Additionally, the environmental impact of renewable energy is not as benign as often portrayed. Wind farms and solar fields require vast amounts of land, which can disrupt local ecosystems and wildlife. The mining of rare earth minerals used in solar panels and batteries also has significant environmental consequences, including habitat destruction and water contamination. In some cases, the extraction of these materials is done in countries with weak environmental regulations, raising ethical concerns about the global supply chain of renewable technology.

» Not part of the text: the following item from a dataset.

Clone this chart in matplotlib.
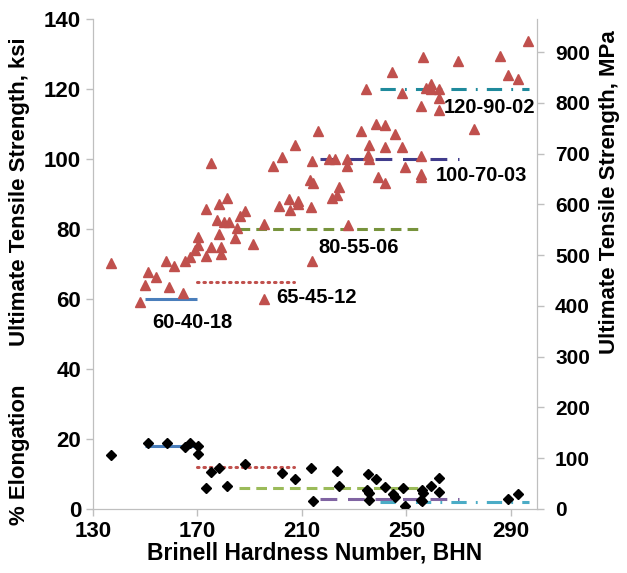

BP’s decision to refocus on fossil fuels suggests that the transition to renewable energy will be slower and more complex than many environmental advocates would like to believe. While renewable energy is an important part of the future energy mix, it is clear that oil and gas will continue to play a dominant role for decades to come. As governments push for rapid decarbonization, they must also grapple with the economic and logistical realities of energy production and consumption. For companies like BP, the path forward likely involves a balance between investing in renewables and maintaining traditional energy assets to ensure energy security and economic stability.
BP’s shift should serve as a wake-up call: the road to a green energy future is not as smooth or straightforward as it is often made out to be. While renewable energy has a vital role to play, the world will continue to rely on oil and gas for the foreseeable future. Policymakers and energy companies alike must face the uncomfortable truth that the green energy revolution will be more of a marathon than a sprint.